I remember from a long time ago reading a paper regarding the solution of quintic polynomial equations using hypergeometric functions. In particular, the methods are based around the solution of the so-called "Bring quintic form"

$$t^5 - t - \rho = 0$$

which has a solution

$$t = -\rho\ _4F_3\left(\frac{1}{5}, \frac{2}{5}, \frac{3}{5}, \frac{4}{5}; \frac{1}{2}, \frac{3}{4}, \frac{5}{4}; \frac{3125}{256} \rho^4\right).$$

However, the paper also mentioned that to solve the general quintic form

$$x^5 + ax^4 + bx^3 + cx^2 + dx + e = 0$$

you need "a piece of paper as big as a large asteroid" to write down all the formula, which is extraordinary, given that the first four degrees, while large, are not that large. Now I don't know how big a "large asteroid" is supposed to be, but if presumably that's, say, 10 km across, and treating that asteroid as a sphere, we're looking at a surface area of about 523 km^2 or somewhere around 8 billion sheets of A4 paper, using one side only, so 4 billion sheets if using both sides and, thus, if the latter were bound into 800-page (400 sheet), thus rather thick, books, 10 million such books, which is also over three times as many books as in the whole Library of Congress, most of which are not so big and thick! And not even my computer's hard disk could store that much - it sounds like quite a few TB of data, and I have only about 1-2 TB total of hard disk storage on my machine with all drives pooled. And certainly no easily affordable computer could have stored it at the time that paper was written - a small disk farm would have been needed.

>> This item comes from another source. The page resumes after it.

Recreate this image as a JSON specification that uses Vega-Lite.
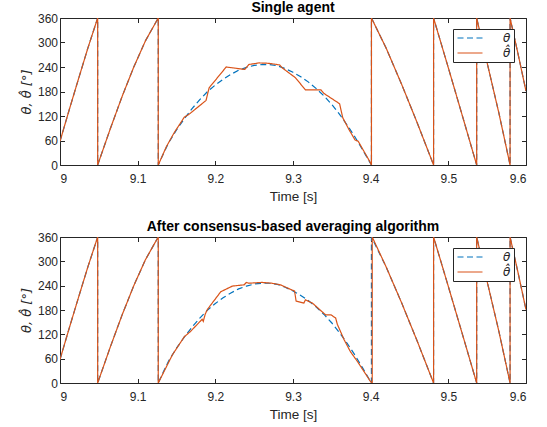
{
  "$schema": "https://vega.github.io/schema/vega-lite/v6.json",
  "padding": {"left": 20, "top": 1, "right": 5, "bottom": 2},
  "background": "white",
  "datasets": {
    "theta": [
      {"i": 1, "t": 9.000, "v": 58}, {"i": 2, "t": 9.012, "v": 136}, {"i": 3, "t": 9.024, "v": 212}, {"i": 4, "t": 9.036, "v": 287}, {"i": 5, "t": 9.0485, "v": 360},
      {"i": 6, "t": 9.0485, "v": 0}, {"i": 7, "t": 9.065, "v": 90}, {"i": 8, "t": 9.080, "v": 168}, {"i": 9, "t": 9.095, "v": 240}, {"i": 10, "t": 9.110, "v": 304}, {"i": 11, "t": 9.1265, "v": 360},
      {"i": 12, "t": 9.1265, "v": 0}, {"i": 13, "t": 9.133, "v": 27}, {"i": 14, "t": 9.140, "v": 55}, {"i": 15, "t": 9.150, "v": 86}, {"i": 16, "t": 9.160, "v": 113},
      {"i": 17, "t": 9.170, "v": 138}, {"i": 18, "t": 9.180, "v": 160}, {"i": 19, "t": 9.190, "v": 180}, {"i": 20, "t": 9.200, "v": 196}, {"i": 21, "t": 9.210, "v": 210},
      {"i": 22, "t": 9.220, "v": 222}, {"i": 23, "t": 9.230, "v": 232}, {"i": 24, "t": 9.240, "v": 239}, {"i": 25, "t": 9.250, "v": 244}, {"i": 26, "t": 9.260, "v": 246},
      {"i": 27, "t": 9.270, "v": 246}, {"i": 28, "t": 9.280, "v": 243}, {"i": 29, "t": 9.290, "v": 236}, {"i": 30, "t": 9.300, "v": 227}, {"i": 31, "t": 9.310, "v": 216},
      {"i": 32, "t": 9.320, "v": 203}, {"i": 33, "t": 9.330, "v": 187}, {"i": 34, "t": 9.340, "v": 169}, {"i": 35, "t": 9.350, "v": 148}, {"i": 36, "t": 9.360, "v": 124},
      {"i": 37, "t": 9.370, "v": 97}, {"i": 38, "t": 9.380, "v": 68}, {"i": 39, "t": 9.390, "v": 36}, {"i": 40, "t": 9.401, "v": 0},
      {"i": 41, "t": 9.401, "v": 360}, {"i": 42, "t": 9.420, "v": 286}, {"i": 43, "t": 9.440, "v": 197}, {"i": 44, "t": 9.460, "v": 103}, {"i": 45, "t": 9.481, "v": 0},
      {"i": 46, "t": 9.481, "v": 360}, {"i": 47, "t": 9.500, "v": 238}, {"i": 48, "t": 9.520, "v": 108}, {"i": 49, "t": 9.5365, "v": 0},
      {"i": 50, "t": 9.5365, "v": 360}, {"i": 51, "t": 9.550, "v": 250}, {"i": 52, "t": 9.565, "v": 128}, {"i": 53, "t": 9.5795, "v": 0},
      {"i": 54, "t": 9.5795, "v": 360}, {"i": 55, "t": 9.590, "v": 270}, {"i": 56, "t": 9.600, "v": 181}
    ],
    "hatA": [
      {"i": 1, "t": 9.000, "v": 58}, {"i": 2, "t": 9.012, "v": 136}, {"i": 3, "t": 9.024, "v": 212}, {"i": 4, "t": 9.036, "v": 287}, {"i": 5, "t": 9.0485, "v": 360},
      {"i": 6, "t": 9.0485, "v": 0}, {"i": 7, "t": 9.065, "v": 90}, {"i": 8, "t": 9.080, "v": 168}, {"i": 9, "t": 9.095, "v": 240}, {"i": 10, "t": 9.110, "v": 304}, {"i": 11, "t": 9.1265, "v": 360},
      {"i": 12, "t": 9.1265, "v": 0}, {"i": 13, "t": 9.137, "v": 45}, {"i": 14, "t": 9.147, "v": 79}, {"i": 15, "t": 9.160, "v": 117}, {"i": 16, "t": 9.166, "v": 124},
      {"i": 17, "t": 9.188, "v": 158}, {"i": 18, "t": 9.192, "v": 189}, {"i": 19, "t": 9.214, "v": 240}, {"i": 20, "t": 9.238, "v": 234}, {"i": 21, "t": 9.243, "v": 246},
      {"i": 22, "t": 9.256, "v": 250}, {"i": 23, "t": 9.269, "v": 249}, {"i": 24, "t": 9.283, "v": 245}, {"i": 25, "t": 9.286, "v": 238}, {"i": 26, "t": 9.303, "v": 214},
      {"i": 27, "t": 9.316, "v": 184}, {"i": 28, "t": 9.336, "v": 184}, {"i": 29, "t": 9.340, "v": 175}, {"i": 30, "t": 9.360, "v": 150}, {"i": 31, "t": 9.364, "v": 116},
      {"i": 32, "t": 9.372, "v": 87}, {"i": 33, "t": 9.380, "v": 61}, {"i": 34, "t": 9.384, "v": 58}, {"i": 35, "t": 9.399, "v": 8}, {"i": 36, "t": 9.401, "v": 0},
      {"i": 41, "t": 9.401, "v": 360}, {"i": 42, "t": 9.420, "v": 286}, {"i": 43, "t": 9.440, "v": 197}, {"i": 44, "t": 9.460, "v": 103}, {"i": 45, "t": 9.481, "v": 0},
      {"i": 46, "t": 9.481, "v": 360}, {"i": 47, "t": 9.500, "v": 238}, {"i": 48, "t": 9.520, "v": 108}, {"i": 49, "t": 9.5365, "v": 0},
      {"i": 50, "t": 9.5365, "v": 360}, {"i": 51, "t": 9.550, "v": 250}, {"i": 52, "t": 9.565, "v": 128}, {"i": 53, "t": 9.5795, "v": 0},
      {"i": 54, "t": 9.5795, "v": 360}, {"i": 55, "t": 9.590, "v": 270}, {"i": 56, "t": 9.600, "v": 181}
    ],
    "hatB": [
      {"i": 1, "t": 9.000, "v": 58}, {"i": 2, "t": 9.012, "v": 136}, {"i": 3, "t": 9.024, "v": 212}, {"i": 4, "t": 9.036, "v": 287}, {"i": 5, "t": 9.0485, "v": 360},
      {"i": 6, "t": 9.0485, "v": 0}, {"i": 7, "t": 9.065, "v": 90}, {"i": 8, "t": 9.080, "v": 168}, {"i": 9, "t": 9.095, "v": 240}, {"i": 10, "t": 9.110, "v": 304}, {"i": 11, "t": 9.1265, "v": 360},
      {"i": 12, "t": 9.1265, "v": 0}, {"i": 13, "t": 9.1446, "v": 69}, {"i": 14, "t": 9.160, "v": 114}, {"i": 15, "t": 9.168, "v": 127}, {"i": 16, "t": 9.183, "v": 157},
      {"i": 17, "t": 9.1845, "v": 152}, {"i": 18, "t": 9.187, "v": 170}, {"i": 19, "t": 9.190, "v": 182}, {"i": 20, "t": 9.207, "v": 225}, {"i": 21, "t": 9.222, "v": 239},
      {"i": 22, "t": 9.237, "v": 242}, {"i": 23, "t": 9.240, "v": 248}, {"i": 24, "t": 9.243, "v": 246}, {"i": 25, "t": 9.260, "v": 248}, {"i": 26, "t": 9.273, "v": 246},
      {"i": 27, "t": 9.284, "v": 242}, {"i": 28, "t": 9.299, "v": 229}, {"i": 29, "t": 9.302, "v": 227}, {"i": 30, "t": 9.304, "v": 202}, {"i": 31, "t": 9.314, "v": 197},
      {"i": 32, "t": 9.316, "v": 205}, {"i": 33, "t": 9.325, "v": 197}, {"i": 34, "t": 9.342, "v": 168}, {"i": 35, "t": 9.349, "v": 168}, {"i": 36, "t": 9.355, "v": 160},
      {"i": 37, "t": 9.357, "v": 145}, {"i": 38, "t": 9.366, "v": 106}, {"i": 39, "t": 9.374, "v": 77}, {"i": 40, "t": 9.383, "v": 53}, {"i": 41, "t": 9.400, "v": 3}, {"i": 42, "t": 9.402, "v": 0},
      {"i": 43, "t": 9.402, "v": 360}, {"i": 44, "t": 9.420, "v": 286}, {"i": 45, "t": 9.440, "v": 197}, {"i": 46, "t": 9.460, "v": 103}, {"i": 47, "t": 9.481, "v": 0},
      {"i": 48, "t": 9.481, "v": 360}, {"i": 49, "t": 9.500, "v": 238}, {"i": 50, "t": 9.520, "v": 108}, {"i": 51, "t": 9.5365, "v": 0},
      {"i": 52, "t": 9.5365, "v": 360}, {"i": 53, "t": 9.550, "v": 250}, {"i": 54, "t": 9.565, "v": 128}, {"i": 55, "t": 9.5795, "v": 0},
      {"i": 56, "t": 9.5795, "v": 360}, {"i": 57, "t": 9.590, "v": 270}, {"i": 58, "t": 9.600, "v": 181}
    ]
  },
  "config": {
    "view": {"stroke": null},
    "font": "Liberation Sans",
    "axis": {
      "grid": false,
      "domainColor": "#262626",
      "tickColor": "#262626",
      "labelColor": "#262626",
      "titleColor": "#262626",
      "labelFont": "Liberation Sans",
      "labelFontSize": 12,
      "tickSize": -4.5,
      "tickWidth": 1,
      "domainWidth": 1
    },
    "title": {"font": "Liberation Sans", "fontSize": 14, "fontWeight": "bold", "color": "#000000", "frame": "group", "anchor": "middle", "offset": -3},
    "legend": {
      "orient": "none",
      "legendX": 393,
      "legendY": 11,
      "fillColor": "white",
      "strokeColor": "#262626",
      "padding": 3,
      "symbolType": "M-2.5,0H2.5",
      "symbolSize": 100,
      "symbolOffset": 8,
      "symbolStrokeWidth": 1.2,
      "labelFont": "DejaVu Sans",
      "labelFontStyle": "italic",
      "labelFontSize": 12,
      "labelColor": "#262626",
      "labelOffset": 27,
      "rowPadding": 3,
      "title": null
    }
  },
  "spacing": 17,
  "resolve": {"scale": {"color": "independent", "strokeDash": "independent"}},
  "vconcat": [
    {
      "title": "Single agent",
      "width": 466,
      "height": 147,
      "resolve": {"scale": {"x": "independent", "y": "independent"}},
      "layer": [
        {
          "encoding": {
            "x": {"field": "t", "type": "quantitative", "scale": {"domain": [9, 9.6], "nice": false, "zero": false},
                  "axis": {"orient": "bottom", "values": [9, 9.1, 9.2, 9.3, 9.4, 9.5, 9.6], "format": "~g", "title": "Time [s]", "titleFont": "Liberation Sans", "titleFontSize": 13.5, "titleFontWeight": "normal", "labelPadding": 13, "titlePadding": 5}},
            "y": {"field": "v", "type": "quantitative", "scale": {"domain": [0, 360], "nice": false},
                  "axis": {"orient": "left", "values": [0, 60, 120, 180, 240, 300, 360], "title": "θ, θ̂ [°]", "titleFont": "DejaVu Sans", "titleFontStyle": "italic", "titleFontSize": 13, "titleFontWeight": "normal", "labelPadding": 7, "titlePadding": 4}},
            "order": {"field": "i", "type": "quantitative"}
          },
          "layer": [
            {
              "data": {"name": "theta"},
              "mark": {"type": "line", "strokeWidth": 1.2, "clip": true},
              "encoding": {
                "color": {"datum": "θ", "type": "nominal", "scale": {"domain": ["θ", "θ̂"], "range": ["#0072BD", "#D95319"]}},
                "strokeDash": {"datum": "θ", "type": "nominal", "scale": {"domain": ["θ", "θ̂"], "range": [[6, 3.5], [1, 0]]}}
              }
            },
            {
              "data": {"name": "hatA"},
              "mark": {"type": "line", "strokeWidth": 1.2, "clip": true},
              "encoding": {
                "color": {"datum": "θ̂", "type": "nominal"},
                "strokeDash": {"datum": "θ̂", "type": "nominal"}
              }
            }
          ]
        },
        {
          "data": {"name": "theta"},
          "mark": {"type": "point", "opacity": 0},
          "encoding": {
            "x": {"field": "t", "type": "quantitative", "scale": {"domain": [9, 9.6], "nice": false, "zero": false},
                  "axis": {"orient": "top", "values": [9, 9.1, 9.2, 9.3, 9.4, 9.5, 9.6], "labels": false, "title": null}},
            "y": {"field": "v", "type": "quantitative", "scale": {"domain": [0, 360], "nice": false},
                  "axis": {"orient": "right", "values": [0, 60, 120, 180, 240, 300, 360], "labels": false, "title": null}}
          }
        }
      ]
    },
    {
      "title": "After consensus-based averaging algorithm",
      "width": 466,
      "height": 146,
      "resolve": {"scale": {"x": "independent", "y": "independent"}},
      "layer": [
        {
          "encoding": {
            "x": {"field": "t", "type": "quantitative", "scale": {"domain": [9, 9.6], "nice": false, "zero": false},
                  "axis": {"orient": "bottom", "values": [9, 9.1, 9.2, 9.3, 9.4, 9.5, 9.6], "format": "~g", "title": "Time [s]", "titleFont": "Liberation Sans", "titleFontSize": 13.5, "titleFontWeight": "normal", "labelPadding": 13, "titlePadding": 5}},
            "y": {"field": "v", "type": "quantitative", "scale": {"domain": [0, 360], "nice": false},
                  "axis": {"orient": "left", "values": [0, 60, 120, 180, 240, 300, 360], "title": "θ, θ̂ [°]", "titleFont": "DejaVu Sans", "titleFontStyle": "italic", "titleFontSize": 13, "titleFontWeight": "normal", "labelPadding": 7, "titlePadding": 4}},
            "order": {"field": "i", "type": "quantitative"}
          },
          "layer": [
            {
              "data": {"name": "theta"},
              "mark": {"type": "line", "strokeWidth": 1.2, "clip": true},
              "encoding": {
                "color": {"datum": "θ", "type": "nominal", "scale": {"domain": ["θ", "θ̂"], "range": ["#0072BD", "#D95319"]}},
                "strokeDash": {"datum": "θ", "type": "nominal", "scale": {"domain": ["θ", "θ̂"], "range": [[6, 3.5], [1, 0]]}}
              }
            },
            {
              "data": {"name": "hatB"},
              "mark": {"type": "line", "strokeWidth": 1.2, "clip": true},
              "encoding": {
                "color": {"datum": "θ̂", "type": "nominal"},
                "strokeDash": {"datum": "θ̂", "type": "nominal"}
              }
            }
          ]
        },
        {
          "data": {"name": "theta"},
          "mark": {"type": "point", "opacity": 0},
          "encoding": {
            "x": {"field": "t", "type": "quantitative", "scale": {"domain": [9, 9.6], "nice": false, "zero": false},
                  "axis": {"orient": "top", "values": [9, 9.1, 9.2, 9.3, 9.4, 9.5, 9.6], "labels": false, "title": null}},
            "y": {"field": "v", "type": "quantitative", "scale": {"domain": [0, 360], "nice": false},
                  "axis": {"orient": "right", "values": [0, 60, 120, 180, 240, 300, 360], "labels": false, "title": null}}
          }
        }
      ]
    }
  ]
}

And what I am wondering about is: can one do better than this? I note that the method commonly employed to reduce the quintic to the Bring form, which involves taking a "resultant" of the quintic with a quartic, can also be used to solve a cubic, and when that is done (using a quadratic, to reduce to a perfect cube), the resulting formula is considerably more "wordy" than the traditional Cardano cubic formula. And thus that suggests to me a sort of inefficiency in the method. So is there a way to improve upon it and make it maybe, if not necessarily "small", then at least small enough that it could fit in, say, one book, with everything plugged together?

It would also be acceptable, by the way, to not entirely plug it together, but to just write $\rho$ as a function of $a$, $b$, $c$, $d$, and $e$, together with $t$ (already given) and how to derive $x$ from $t$ - so long as both of those (for $\rho$ and $x$) are all, of course, plugged together themselves. Though if the Bring form must be abandoned altogether, that is fine too, so long as we don't need to introduce functions beyond a suitable complexity level, e.g. equivalent to inverting fixed polynomials with no free parameters.

Answer 1

Although similar equations are solvable, the following one is the most useful. Here is a closed form using the quantile function Inverse Beta Regularized $\text I^{-1}_s(a,b)$ solving:

$$x^{-4}+cx+a=0\implies x=\frac{4a}{5c}\left(\text I^{-1}_{\frac{3125c^4}{256a^5}+1}(2,4)-1\right);-1\le \frac{3125c^4}{256a^5} \le0$$

Therefore:

$$x^5+ax^4+b=0\implies x=\frac{4a}5\left(\text I^{-1}_{\frac{3125 b}{256a^5}+1}(2,4)-1\right),-1\le \frac{3125 b}{256a^5} \le0$$

Try it out here

Since many quintic equations can be put into the following form, we have another general solution:

$$\boxed{x^5+ax+b=0\implies x=\frac{5b}{4a\left(\text I^{-1}_{\frac{3125b^4}{256a^5}+1}(2,4)-1\right)};-1\le \frac{3125b^4}{256a^5} \le0 }$$

Test the formula here

Then factor to find the rest of the roots.

The solution uses a function on Wolfram Alpha, so it should be a standard one. Please correct me and give me feedback!